Uiagalelei more than managed the moment of filling the big shoes. He threw for 342 yards for two touchdowns and added another one more on the ground. The total passing yards were the third-most by a Clemson freshman in his starting debut.
“It was super cool to start my first game in college today,” said Uiagalelei. “It was kind of crazy waking up like, ‘I am going to start today.’ It was super cool to be able to have my parents there.”
“I felt really good because he was confident, excited, and ready for his opportunity,” said Clemson offensive coordinator Tony Elliott. “We saw it from the day he walked in here verse our defense in practice and scrimmages in fall camp, that he was going to be ready to play.”
Uiagalelei engineered the largest comeback at home in school history. Clemson found itself trailing Boston College 18 points late in the second quarter before rallying to win 34-28.
“Great leadership from a young guy, that’s why he was the best player in the country,” added Swinney. “We’ve seen that. He’s just not overwhelmed at all. A very confident kid, [who] knows who he is [and] made some big-time throws.”

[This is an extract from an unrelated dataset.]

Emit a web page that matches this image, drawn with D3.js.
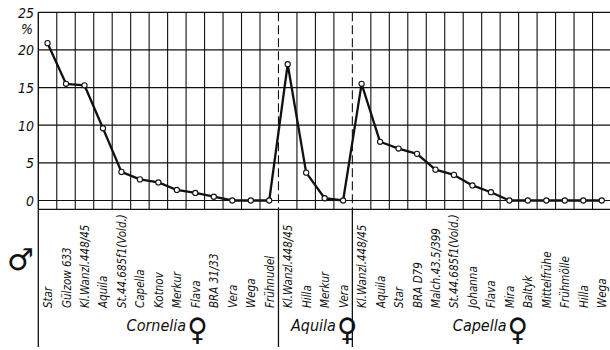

Uiagalelei exhibited tremendous leadership on Etienne’s fumble by the end zone, which resulted in a 97-yard scoop and score by the Eagles to make it 21-7. Swinney said D.J. went to Etienne following the play to let him know he has his back. Swinney certainly had Etienne’s, as well, after the mistake.
“I told him, ‘Don’t you worry two seconds about it,’” said Swinney to Etienne. “'If I’m going down, I’m going down with you, big man.' He’s made a million plays. That was a bad one. I’ll live and die with that guy any day of the week.”
Outside of the one mistake, Etienne was stellar in a record-setting performance in Death Valley. He became the ACC all-time leader in rushing yards in the third quarter.
Etienne finished the game with 20 carries for 84 yards with one rushing touchdown and seven receptions for a career-high and school-running-back-record 140 yards with a receiving touchdown. Etienne won the Leather Helmet Award as the game’s MVP.
“He’s such a complete player now,” Swinney said. “He was a one-dimensional player when he first got here. Now, he’s a Swiss army knife. He can do it all. Exciting to see. He’s special. That’s why he came back to lead the team like he did.”